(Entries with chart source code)
§

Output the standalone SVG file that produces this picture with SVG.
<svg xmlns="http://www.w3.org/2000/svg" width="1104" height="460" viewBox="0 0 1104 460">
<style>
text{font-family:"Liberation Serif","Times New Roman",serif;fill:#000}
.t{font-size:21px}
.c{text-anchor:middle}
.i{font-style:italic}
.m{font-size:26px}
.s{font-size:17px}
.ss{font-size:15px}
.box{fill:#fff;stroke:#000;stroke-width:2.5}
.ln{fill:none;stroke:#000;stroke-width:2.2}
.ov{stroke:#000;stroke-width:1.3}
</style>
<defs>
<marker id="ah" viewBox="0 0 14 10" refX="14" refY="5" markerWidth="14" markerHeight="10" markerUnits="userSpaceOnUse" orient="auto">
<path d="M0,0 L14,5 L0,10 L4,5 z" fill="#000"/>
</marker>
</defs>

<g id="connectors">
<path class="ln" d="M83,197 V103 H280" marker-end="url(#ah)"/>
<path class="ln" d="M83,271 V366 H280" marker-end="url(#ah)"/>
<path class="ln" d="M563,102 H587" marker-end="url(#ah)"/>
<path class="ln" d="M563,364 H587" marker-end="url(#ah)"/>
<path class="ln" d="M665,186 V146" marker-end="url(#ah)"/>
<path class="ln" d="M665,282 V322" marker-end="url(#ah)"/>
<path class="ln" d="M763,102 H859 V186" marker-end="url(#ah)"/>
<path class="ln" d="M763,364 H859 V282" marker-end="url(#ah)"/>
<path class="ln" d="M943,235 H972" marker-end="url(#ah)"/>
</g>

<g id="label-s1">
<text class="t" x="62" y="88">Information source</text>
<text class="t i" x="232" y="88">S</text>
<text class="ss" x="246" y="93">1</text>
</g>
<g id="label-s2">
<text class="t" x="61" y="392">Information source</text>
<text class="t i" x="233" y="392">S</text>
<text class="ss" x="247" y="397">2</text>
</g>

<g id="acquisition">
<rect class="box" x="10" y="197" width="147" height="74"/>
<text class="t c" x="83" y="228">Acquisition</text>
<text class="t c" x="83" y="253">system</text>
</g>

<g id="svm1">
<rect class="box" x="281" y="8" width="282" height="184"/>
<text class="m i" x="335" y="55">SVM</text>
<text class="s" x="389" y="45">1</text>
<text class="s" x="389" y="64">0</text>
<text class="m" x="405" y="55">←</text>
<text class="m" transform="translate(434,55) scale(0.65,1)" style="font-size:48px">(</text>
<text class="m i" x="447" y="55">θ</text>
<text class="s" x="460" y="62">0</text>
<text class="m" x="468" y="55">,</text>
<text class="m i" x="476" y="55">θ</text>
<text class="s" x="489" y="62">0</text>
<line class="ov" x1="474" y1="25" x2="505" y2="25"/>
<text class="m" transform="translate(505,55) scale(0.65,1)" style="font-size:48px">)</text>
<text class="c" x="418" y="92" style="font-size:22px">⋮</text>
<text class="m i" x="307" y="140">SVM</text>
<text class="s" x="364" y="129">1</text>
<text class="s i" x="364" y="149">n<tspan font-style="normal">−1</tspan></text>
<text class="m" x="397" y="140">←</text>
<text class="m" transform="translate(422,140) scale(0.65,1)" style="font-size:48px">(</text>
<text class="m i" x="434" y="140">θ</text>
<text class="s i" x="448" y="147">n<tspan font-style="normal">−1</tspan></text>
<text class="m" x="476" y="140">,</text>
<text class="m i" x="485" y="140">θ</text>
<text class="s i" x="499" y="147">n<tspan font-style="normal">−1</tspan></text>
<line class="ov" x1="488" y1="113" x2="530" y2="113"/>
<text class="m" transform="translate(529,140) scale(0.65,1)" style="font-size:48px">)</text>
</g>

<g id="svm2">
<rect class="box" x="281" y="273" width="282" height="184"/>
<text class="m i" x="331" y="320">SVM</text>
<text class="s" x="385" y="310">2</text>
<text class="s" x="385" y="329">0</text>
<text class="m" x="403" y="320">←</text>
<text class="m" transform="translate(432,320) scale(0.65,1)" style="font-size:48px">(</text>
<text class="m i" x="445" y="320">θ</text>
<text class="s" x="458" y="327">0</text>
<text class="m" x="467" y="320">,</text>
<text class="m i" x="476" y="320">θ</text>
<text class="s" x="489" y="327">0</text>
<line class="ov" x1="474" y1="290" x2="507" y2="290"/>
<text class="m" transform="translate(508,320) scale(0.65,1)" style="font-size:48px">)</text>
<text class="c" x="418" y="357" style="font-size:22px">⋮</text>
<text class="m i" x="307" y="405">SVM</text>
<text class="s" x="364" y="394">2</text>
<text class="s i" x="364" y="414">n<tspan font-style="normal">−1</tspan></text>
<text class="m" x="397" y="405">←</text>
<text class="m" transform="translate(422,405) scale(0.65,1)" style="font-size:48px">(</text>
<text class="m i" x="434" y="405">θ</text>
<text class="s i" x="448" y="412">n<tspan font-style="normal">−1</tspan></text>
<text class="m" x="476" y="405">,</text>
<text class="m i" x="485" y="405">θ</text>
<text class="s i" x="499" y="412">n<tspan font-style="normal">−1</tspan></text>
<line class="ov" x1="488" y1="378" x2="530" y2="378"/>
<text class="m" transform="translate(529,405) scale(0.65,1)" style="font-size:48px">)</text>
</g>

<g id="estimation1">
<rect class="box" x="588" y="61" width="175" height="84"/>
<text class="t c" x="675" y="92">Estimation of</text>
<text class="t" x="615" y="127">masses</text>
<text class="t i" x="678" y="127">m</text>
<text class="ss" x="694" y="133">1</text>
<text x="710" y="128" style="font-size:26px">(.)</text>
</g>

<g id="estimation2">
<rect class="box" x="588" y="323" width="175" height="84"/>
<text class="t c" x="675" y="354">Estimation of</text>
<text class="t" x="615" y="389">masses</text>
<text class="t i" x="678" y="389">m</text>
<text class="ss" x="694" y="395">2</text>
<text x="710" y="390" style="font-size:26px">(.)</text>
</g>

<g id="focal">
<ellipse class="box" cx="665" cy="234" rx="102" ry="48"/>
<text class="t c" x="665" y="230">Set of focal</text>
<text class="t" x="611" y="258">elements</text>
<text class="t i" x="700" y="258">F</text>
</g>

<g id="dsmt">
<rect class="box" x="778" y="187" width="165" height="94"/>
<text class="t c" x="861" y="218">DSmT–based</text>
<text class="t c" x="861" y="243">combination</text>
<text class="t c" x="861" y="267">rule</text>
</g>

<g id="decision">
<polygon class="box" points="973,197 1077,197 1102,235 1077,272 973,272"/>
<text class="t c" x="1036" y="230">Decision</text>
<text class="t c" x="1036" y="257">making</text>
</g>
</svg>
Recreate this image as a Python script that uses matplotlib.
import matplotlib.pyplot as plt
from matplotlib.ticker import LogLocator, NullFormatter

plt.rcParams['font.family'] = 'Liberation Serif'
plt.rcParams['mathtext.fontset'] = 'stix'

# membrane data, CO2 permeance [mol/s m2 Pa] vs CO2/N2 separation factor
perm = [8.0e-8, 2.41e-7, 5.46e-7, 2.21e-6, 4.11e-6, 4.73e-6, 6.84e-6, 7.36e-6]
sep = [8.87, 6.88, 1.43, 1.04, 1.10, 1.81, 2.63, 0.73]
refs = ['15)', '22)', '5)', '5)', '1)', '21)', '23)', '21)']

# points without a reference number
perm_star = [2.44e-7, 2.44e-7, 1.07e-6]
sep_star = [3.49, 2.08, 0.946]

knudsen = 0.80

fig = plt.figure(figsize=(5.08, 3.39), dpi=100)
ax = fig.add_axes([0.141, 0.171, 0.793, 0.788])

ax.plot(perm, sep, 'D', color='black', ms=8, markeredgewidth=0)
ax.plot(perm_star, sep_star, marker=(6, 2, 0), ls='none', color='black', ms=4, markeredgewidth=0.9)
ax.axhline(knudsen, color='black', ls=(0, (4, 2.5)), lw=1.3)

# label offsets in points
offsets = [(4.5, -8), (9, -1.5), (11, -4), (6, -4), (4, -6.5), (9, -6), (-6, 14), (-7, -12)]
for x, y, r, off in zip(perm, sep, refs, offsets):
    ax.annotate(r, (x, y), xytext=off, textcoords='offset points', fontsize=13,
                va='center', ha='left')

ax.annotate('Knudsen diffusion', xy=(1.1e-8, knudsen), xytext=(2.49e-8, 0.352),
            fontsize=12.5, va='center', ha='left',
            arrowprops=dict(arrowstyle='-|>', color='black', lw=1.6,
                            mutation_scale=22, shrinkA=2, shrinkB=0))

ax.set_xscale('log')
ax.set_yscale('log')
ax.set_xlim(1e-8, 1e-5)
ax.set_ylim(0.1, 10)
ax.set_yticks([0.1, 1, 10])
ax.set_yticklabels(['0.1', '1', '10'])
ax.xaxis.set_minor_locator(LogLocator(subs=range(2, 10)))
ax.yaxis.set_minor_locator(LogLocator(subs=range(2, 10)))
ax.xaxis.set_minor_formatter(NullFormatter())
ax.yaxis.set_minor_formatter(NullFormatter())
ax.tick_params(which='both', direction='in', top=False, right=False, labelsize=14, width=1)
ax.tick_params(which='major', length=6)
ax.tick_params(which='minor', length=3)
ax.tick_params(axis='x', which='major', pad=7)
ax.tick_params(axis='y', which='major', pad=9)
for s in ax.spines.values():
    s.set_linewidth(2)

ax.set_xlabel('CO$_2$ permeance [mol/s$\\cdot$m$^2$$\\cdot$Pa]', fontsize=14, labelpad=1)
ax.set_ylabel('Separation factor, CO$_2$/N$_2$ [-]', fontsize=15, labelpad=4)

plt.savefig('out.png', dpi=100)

§

▸ WORK TO COMPLETE:
Reproduce exactly the lines from the line with "Recreate this image" through the line with "plt.rcParams['mathtext.fontset'] = 'stix'", both end lines included, and only those lines.

▸ IN RESPONSE:
Recreate this image as a Python script that uses matplotlib.
import matplotlib.pyplot as plt
from matplotlib.ticker import LogLocator, NullFormatter

plt.rcParams['font.family'] = 'Liberation Serif'
plt.rcParams['mathtext.fontset'] = 'stix'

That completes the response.